▸ **GIVEN ENTRIES**:
>> BEGIN

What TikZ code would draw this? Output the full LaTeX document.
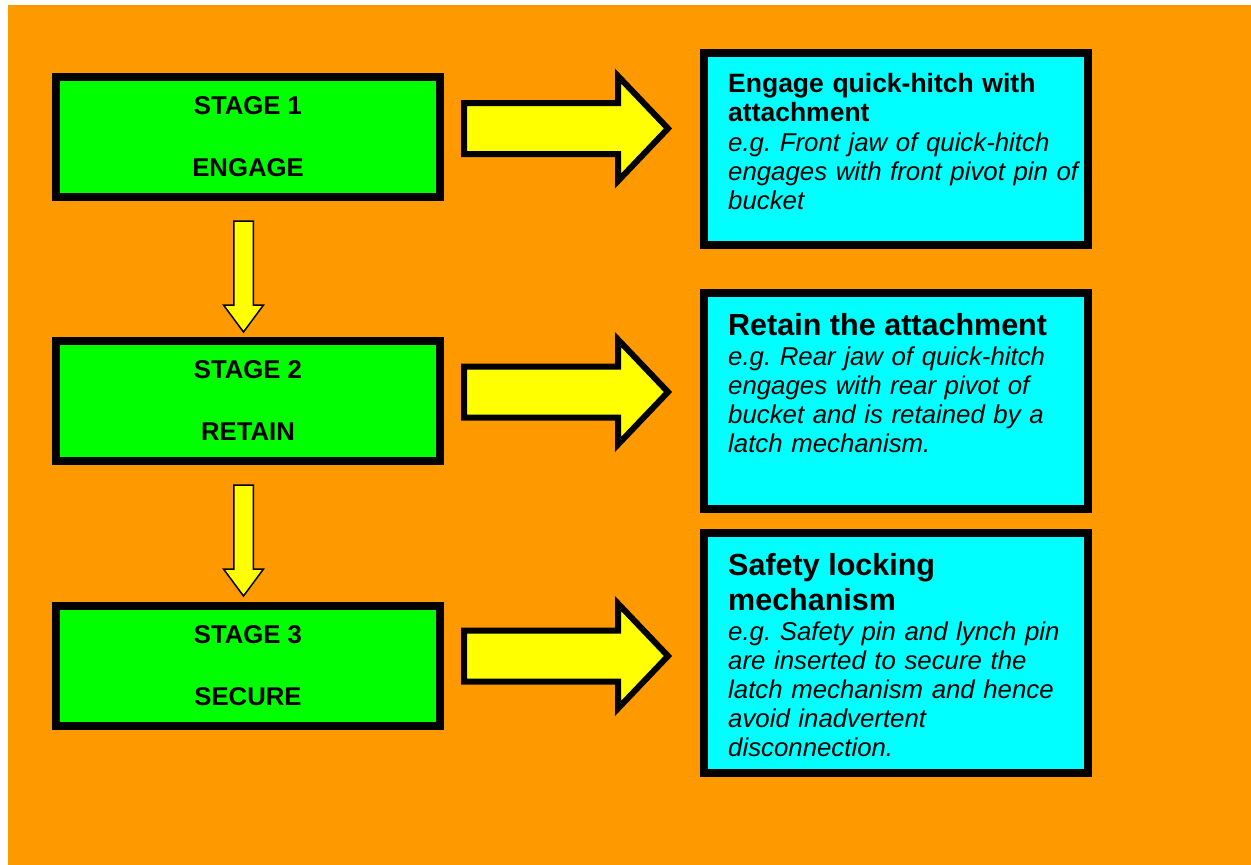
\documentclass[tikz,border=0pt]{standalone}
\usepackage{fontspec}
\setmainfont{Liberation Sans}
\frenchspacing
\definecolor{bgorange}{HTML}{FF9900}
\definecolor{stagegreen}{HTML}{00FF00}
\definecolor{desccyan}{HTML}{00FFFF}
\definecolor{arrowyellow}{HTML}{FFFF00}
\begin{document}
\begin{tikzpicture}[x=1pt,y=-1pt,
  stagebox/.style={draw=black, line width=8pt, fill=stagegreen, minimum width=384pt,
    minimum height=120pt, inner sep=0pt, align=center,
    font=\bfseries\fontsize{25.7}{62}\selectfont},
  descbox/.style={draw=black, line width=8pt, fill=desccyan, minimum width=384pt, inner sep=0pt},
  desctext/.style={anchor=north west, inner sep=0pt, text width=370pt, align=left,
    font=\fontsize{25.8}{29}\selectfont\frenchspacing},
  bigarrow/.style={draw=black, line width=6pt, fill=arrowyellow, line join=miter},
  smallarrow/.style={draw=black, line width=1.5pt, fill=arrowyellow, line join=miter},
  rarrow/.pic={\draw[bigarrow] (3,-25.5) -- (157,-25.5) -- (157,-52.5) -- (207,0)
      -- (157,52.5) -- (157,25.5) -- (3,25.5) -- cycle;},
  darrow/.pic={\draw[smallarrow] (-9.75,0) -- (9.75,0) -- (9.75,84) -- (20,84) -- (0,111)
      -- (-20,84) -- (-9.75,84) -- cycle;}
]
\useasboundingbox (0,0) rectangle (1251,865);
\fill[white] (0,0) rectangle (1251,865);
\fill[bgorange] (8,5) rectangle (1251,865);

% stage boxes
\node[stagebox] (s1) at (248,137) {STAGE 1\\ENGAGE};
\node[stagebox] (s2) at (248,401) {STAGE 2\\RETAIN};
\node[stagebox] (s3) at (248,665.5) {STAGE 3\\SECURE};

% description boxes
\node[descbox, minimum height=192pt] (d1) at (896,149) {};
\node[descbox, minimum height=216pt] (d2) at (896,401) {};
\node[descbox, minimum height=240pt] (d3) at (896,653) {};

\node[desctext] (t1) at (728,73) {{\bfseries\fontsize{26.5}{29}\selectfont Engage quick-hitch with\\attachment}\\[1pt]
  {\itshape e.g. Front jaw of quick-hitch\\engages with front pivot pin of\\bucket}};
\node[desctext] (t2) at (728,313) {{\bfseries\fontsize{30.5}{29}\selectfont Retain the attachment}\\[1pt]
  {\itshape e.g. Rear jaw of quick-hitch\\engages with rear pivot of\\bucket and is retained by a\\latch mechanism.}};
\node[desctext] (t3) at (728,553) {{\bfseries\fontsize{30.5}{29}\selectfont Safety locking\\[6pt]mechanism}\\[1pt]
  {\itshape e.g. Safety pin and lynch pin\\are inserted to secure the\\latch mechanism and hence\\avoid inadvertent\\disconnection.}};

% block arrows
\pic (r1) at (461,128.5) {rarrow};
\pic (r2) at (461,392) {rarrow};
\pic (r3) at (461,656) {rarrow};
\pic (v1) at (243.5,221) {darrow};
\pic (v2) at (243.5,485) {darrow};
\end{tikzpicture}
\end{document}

>> END
>> BEGIN

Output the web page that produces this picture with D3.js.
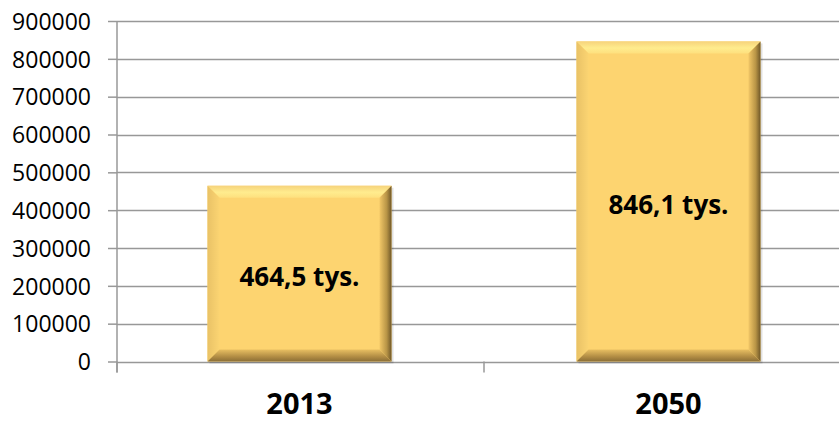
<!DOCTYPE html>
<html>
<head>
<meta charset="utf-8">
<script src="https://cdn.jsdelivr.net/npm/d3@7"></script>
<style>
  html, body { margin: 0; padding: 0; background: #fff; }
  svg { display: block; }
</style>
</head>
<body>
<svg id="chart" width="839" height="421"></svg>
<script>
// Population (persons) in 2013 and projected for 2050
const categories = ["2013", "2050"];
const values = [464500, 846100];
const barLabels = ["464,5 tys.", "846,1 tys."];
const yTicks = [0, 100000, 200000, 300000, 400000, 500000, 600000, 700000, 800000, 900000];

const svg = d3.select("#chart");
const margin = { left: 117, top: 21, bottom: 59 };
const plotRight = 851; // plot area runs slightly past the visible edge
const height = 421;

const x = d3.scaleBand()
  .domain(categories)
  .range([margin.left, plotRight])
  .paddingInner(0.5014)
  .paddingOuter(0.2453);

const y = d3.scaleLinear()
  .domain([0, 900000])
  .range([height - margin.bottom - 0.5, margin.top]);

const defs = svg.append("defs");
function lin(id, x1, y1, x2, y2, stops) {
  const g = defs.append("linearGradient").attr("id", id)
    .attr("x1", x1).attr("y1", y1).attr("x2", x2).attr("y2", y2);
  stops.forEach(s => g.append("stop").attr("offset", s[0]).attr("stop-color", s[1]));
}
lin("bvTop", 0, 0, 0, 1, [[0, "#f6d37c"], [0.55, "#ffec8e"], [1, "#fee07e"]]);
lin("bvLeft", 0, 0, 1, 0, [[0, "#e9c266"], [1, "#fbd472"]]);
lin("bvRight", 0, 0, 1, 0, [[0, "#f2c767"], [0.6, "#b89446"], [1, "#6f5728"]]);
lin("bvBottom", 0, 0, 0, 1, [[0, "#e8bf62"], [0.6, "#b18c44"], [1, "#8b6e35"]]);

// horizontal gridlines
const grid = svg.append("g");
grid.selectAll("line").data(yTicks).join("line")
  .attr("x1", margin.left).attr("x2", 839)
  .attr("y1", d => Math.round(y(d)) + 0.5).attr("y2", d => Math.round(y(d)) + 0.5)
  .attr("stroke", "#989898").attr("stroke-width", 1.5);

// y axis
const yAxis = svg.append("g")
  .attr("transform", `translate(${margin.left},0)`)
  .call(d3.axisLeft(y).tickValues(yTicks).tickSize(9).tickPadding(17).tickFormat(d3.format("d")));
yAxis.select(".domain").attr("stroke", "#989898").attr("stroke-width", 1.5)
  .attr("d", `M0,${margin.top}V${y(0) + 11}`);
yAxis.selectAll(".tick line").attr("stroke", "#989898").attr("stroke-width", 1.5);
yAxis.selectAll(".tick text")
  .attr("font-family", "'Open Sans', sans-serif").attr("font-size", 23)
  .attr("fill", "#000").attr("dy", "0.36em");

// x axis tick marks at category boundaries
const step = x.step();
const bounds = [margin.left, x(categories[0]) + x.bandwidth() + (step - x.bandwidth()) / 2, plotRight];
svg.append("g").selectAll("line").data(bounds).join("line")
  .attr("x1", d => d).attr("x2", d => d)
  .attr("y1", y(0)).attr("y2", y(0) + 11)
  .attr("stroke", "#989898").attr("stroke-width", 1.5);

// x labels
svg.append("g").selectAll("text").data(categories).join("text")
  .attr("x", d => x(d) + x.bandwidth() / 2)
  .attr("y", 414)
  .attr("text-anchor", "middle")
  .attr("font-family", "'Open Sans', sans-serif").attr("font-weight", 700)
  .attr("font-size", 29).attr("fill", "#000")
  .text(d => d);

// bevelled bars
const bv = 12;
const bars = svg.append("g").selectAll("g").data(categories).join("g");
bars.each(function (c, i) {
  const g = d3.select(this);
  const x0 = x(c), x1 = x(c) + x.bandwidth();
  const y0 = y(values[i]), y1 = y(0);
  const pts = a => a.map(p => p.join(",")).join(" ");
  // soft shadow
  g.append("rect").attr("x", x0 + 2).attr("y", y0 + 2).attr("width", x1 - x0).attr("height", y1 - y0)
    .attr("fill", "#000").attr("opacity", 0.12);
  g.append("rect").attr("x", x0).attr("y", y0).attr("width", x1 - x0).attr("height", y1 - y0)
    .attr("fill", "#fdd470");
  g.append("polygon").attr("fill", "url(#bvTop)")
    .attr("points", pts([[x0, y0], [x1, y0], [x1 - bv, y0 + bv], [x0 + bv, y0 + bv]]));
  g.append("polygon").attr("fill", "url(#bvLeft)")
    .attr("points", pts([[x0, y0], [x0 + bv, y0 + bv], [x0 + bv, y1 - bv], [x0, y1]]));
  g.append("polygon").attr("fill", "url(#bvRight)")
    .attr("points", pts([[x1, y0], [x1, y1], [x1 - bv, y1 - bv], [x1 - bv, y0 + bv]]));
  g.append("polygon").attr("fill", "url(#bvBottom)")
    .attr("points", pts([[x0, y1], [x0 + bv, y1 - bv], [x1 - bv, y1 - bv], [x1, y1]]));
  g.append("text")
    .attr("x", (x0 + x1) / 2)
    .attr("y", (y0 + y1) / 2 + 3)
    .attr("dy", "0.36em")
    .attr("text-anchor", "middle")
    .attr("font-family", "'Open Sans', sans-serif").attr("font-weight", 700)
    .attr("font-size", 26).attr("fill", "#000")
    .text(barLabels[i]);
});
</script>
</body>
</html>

>> END

Retype the section that opens with the line holding "Output the web" and closes with the line holding "- 0.5, margin.top]);", exactly as it reads, without any pictures.

Output the web page that produces this picture with D3.js.
<!DOCTYPE html>
<html>
<head>
<meta charset="utf-8">
<script src="https://cdn.jsdelivr.net/npm/d3@7"></script>
<style>
  html, body { margin: 0; padding: 0; background: #fff; }
  svg { display: block; }
</style>
</head>
<body>
<svg id="chart" width="839" height="421"></svg>
<script>
// Population (persons) in 2013 and projected for 2050
const categories = ["2013", "2050"];
const values = [464500, 846100];
const barLabels = ["464,5 tys.", "846,1 tys."];
const yTicks = [0, 100000, 200000, 300000, 400000, 500000, 600000, 700000, 800000, 900000];

const svg = d3.select("#chart");
const margin = { left: 117, top: 21, bottom: 59 };
const plotRight = 851; // plot area runs slightly past the visible edge
const height = 421;

const x = d3.scaleBand()
  .domain(categories)
  .range([margin.left, plotRight])
  .paddingInner(0.5014)
  .paddingOuter(0.2453);

const y = d3.scaleLinear()
  .domain([0, 900000])
  .range([height - margin.bottom - 0.5, margin.top]);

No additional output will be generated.